こちらの放送も見ましたが、驚くことに、肉眼では見ることができない心臓の血流の流れを示したイラストや人工衛生や飛行機のなかった時代に正確な鳥瞰地図もメモに残されていました。
しかし、メモのAI解析からそれらの単語を結びつけていくと、先に述べたように数学(幾何学)や水の流れなどの自然観察などを通じたアナロジー(類推)から辿りついたものであることがわかり、根気強い観察と教養の蓄積、経験から得た知識、それらの断片を組み合わせることで「新しいもの」を生み出していたことがわかります。
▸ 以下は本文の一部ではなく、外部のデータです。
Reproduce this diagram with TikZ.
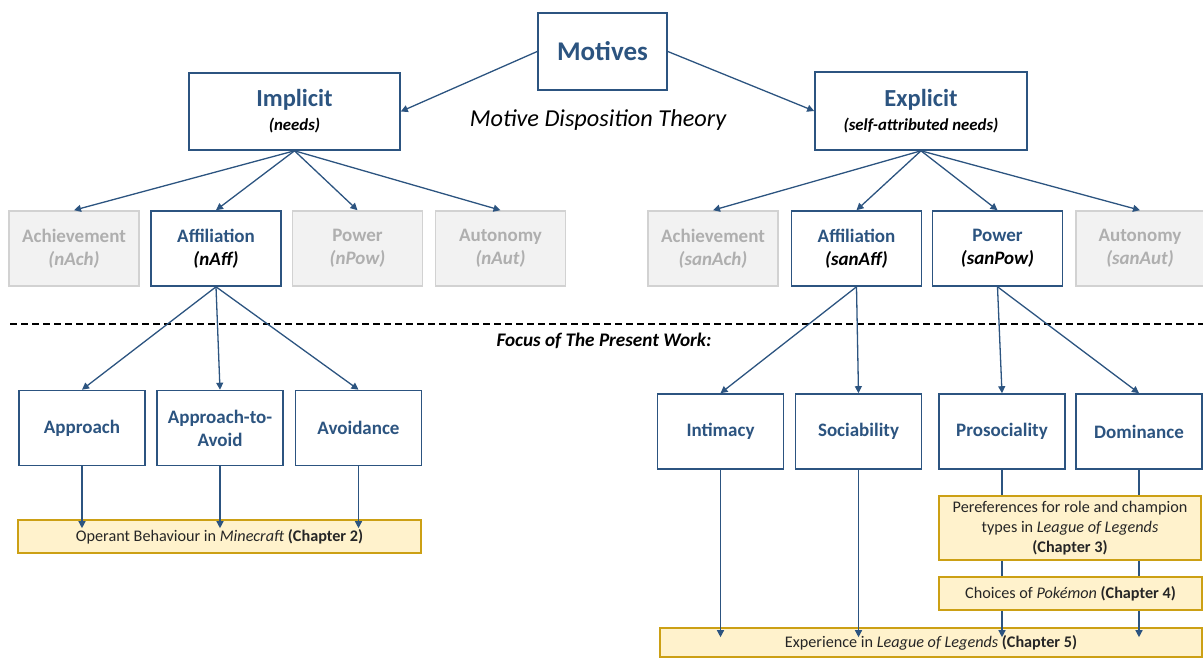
\documentclass[tikz,border=0pt]{standalone}
\usepackage{fontspec}
\setmainfont{Carlito}
\usetikzlibrary{arrows.meta}
\definecolor{mdblue}{RGB}{44,84,128}
\definecolor{mdgreytext}{RGB}{175,175,175}
\definecolor{mdgreyfill}{RGB}{242,242,242}
\definecolor{mdgreyline}{RGB}{210,210,210}
\definecolor{mdcream}{RGB}{255,242,204}
\definecolor{mdgold}{RGB}{204,160,20}
\begin{document}
\begin{tikzpicture}[x=1pt,y=-1pt,
  every node/.style={inner sep=0pt,align=center},
  bluebox/.style={draw=mdblue,line width=1.6pt,fill=white,text=mdblue,font=\fontsize{19}{23}\selectfont\bfseries},
  greybox/.style={draw=mdgreyline,line width=1.6pt,fill=mdgreyfill,text=mdgreytext,font=\fontsize{19}{23}\selectfont\bfseries,minimum width=130pt,minimum height=75pt},
  needbox/.style={bluebox,minimum width=130pt,minimum height=75pt},
  subbox/.style={bluebox,minimum width=126pt,minimum height=75pt},
  chapbox/.style={draw=mdgold,line width=1.6pt,fill=mdcream,text=black!85,font=\fontsize{16.2}{20}\selectfont},
  conn/.style={draw=mdblue,line width=1.3pt,-{Triangle[length=7pt,width=7pt]}},
  plainconn/.style={draw=mdblue,line width=1.3pt}]
\useasboundingbox (0,0) rectangle (1203,658);

% top level
\node[bluebox,minimum width=129pt,minimum height=77pt,font=\fontsize{27}{30}\selectfont\bfseries] (motives) at (602.5,51.5) {Motives};
\node[bluebox,minimum width=211pt,minimum height=77pt] (implicit) at (294.5,111.5)
  {{\fontsize{24.5}{27}\selectfont Implicit}\\[1pt]{\fontsize{16.8}{18}\selectfont\color{black}\itshape (needs)}};
\node[bluebox,minimum width=212pt,minimum height=78pt] (explicit) at (921,111)
  {{\fontsize{24.5}{27}\selectfont Explicit}\\[1pt]{\fontsize{16.8}{18}\selectfont\color{black}\itshape (self-attributed needs)}};
\node[font=\fontsize{24.3}{27}\selectfont\itshape] (theory) at (598,120) {Motive Disposition Theory};

% needs
\node[greybox] (iach) at (74,248.5) {Achievement\\\textit{(nAch)}};
\node[needbox] (iaff) at (216,248.5) {Affiliation\\{\color{black}\textit{(nAff)}}};
\node[greybox] (ipow) at (357.5,248.5) {Power\\\textit{(nPow)}};
\node[greybox] (iaut) at (500.5,248.5) {Autonomy\\\textit{(nAut)}};
\node[greybox] (each) at (713,248.5) {Achievement\\\textit{(sanAch)}};
\node[needbox] (eaff) at (856.5,248.5) {Affiliation\\{\color{black}\textit{(sanAff)}}};
\node[needbox] (epow) at (997.5,248.5) {Power\\{\color{black}\textit{(sanPow)}}};
\node[greybox,minimum width=128pt] (eaut) at (1140,248.5) {Autonomy\\\textit{(sanAut)}};

% focus
\coordinate (dashl) at (10,324);
\coordinate (dashr) at (1203,324);
\draw[black,line width=1.8pt,dash pattern=on 7pt off 4pt] (dashl) -- (dashr);
\node[font=\fontsize{19.2}{22}\selectfont\bfseries\itshape] (focus) at (604,341) {Focus of The Present Work:};

% components
\node[subbox] (appr) at (82,428) {Approach};
\node[subbox] (apav) at (220,428) {Approach-to-\\Avoid};
\node[subbox] (avoi) at (358.5,428) {Avoidance};
\node[subbox] (inti) at (720.5,431.5) {Intimacy};
\node[subbox] (soci) at (858.5,431.5) {Sociability};
\node[subbox] (pros) at (1002,431.5) {Prosociality};
\node[subbox] (domi) at (1139,431.5) {Dominance};

% chapters
\node[chapbox,minimum width=403pt,minimum height=33pt] (ch2) at (219.5,536.5) {Operant Behaviour in \textit{Minecraft} \textbf{(Chapter 2)}};
\node[chapbox,minimum width=262pt,minimum height=64pt] (ch3) at (1070,528) {Pereferences for role and champion\\types in \textit{League of Legends}\\\textbf{(Chapter 3)}};
\node[chapbox,minimum width=263pt,minimum height=33pt] (ch4) at (1070.5,593.5) {Choices of \textit{Pokémon} \textbf{(Chapter 4)}};
\node[chapbox,minimum width=542pt,minimum height=29pt] (ch5) at (931,642.5) {Experience in \textit{League of Legends} \textbf{(Chapter 5)}};

% connectors
\draw[conn] (motives.west) -- (implicit.east);
\draw[conn] (motives.east) -- (explicit.west);
\foreach \n in {iach,iaff,ipow,iaut} \draw[conn] (implicit.south) -- (\n.north);
\foreach \n in {each,eaff,epow,eaut} \draw[conn] (explicit.south) -- (\n.north);
\foreach \n in {appr,apav,avoi} \draw[conn] (iaff.south) -- (\n.north);
\foreach \n in {inti,soci} \draw[conn] (eaff.south) -- (\n.north);
\foreach \n in {pros,domi} \draw[conn] (epow.south) -- (\n.north);
\foreach \n in {appr,apav,avoi} \draw[conn,shorten >=-9pt] (\n.south) -- (\n.south |- ch2.north);
\foreach \n in {inti,soci} \draw[conn,shorten >=-10pt] (\n.south) -- (\n.south |- ch5.north);
\foreach \n in {pros,domi} {
  \draw[plainconn] (\n.south) -- (\n.south |- ch3.north);
  \draw[plainconn] (\n.south |- ch3.south) -- (\n.south |- ch4.north);
  \draw[conn,shorten >=-10pt] (\n.south |- ch4.south) -- (\n.south |- ch5.north);
}
\end{tikzpicture}
\end{document}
これは現代でいうところの「イノベーション」の基本です。
レオナルドの残した多くの手稿はまさに人類の宝となりますが、中でもその「思考法」こそが彼の遺したものでもっとも偉大であり、たくさんの新たな「知」を生み出すことになる発明だったのではないかと思います。
最近ただの「袋」になっているなぁと思われた方はぜひこの本でレオナルド親方に怒られてください。
レオナルド・ダ・ヴィンチの人間らしいところに触れつつ、あらためて「教養」が新しい道を創り出すのだということに気づけた本でした。
最後までお読みいただきありがとうございました。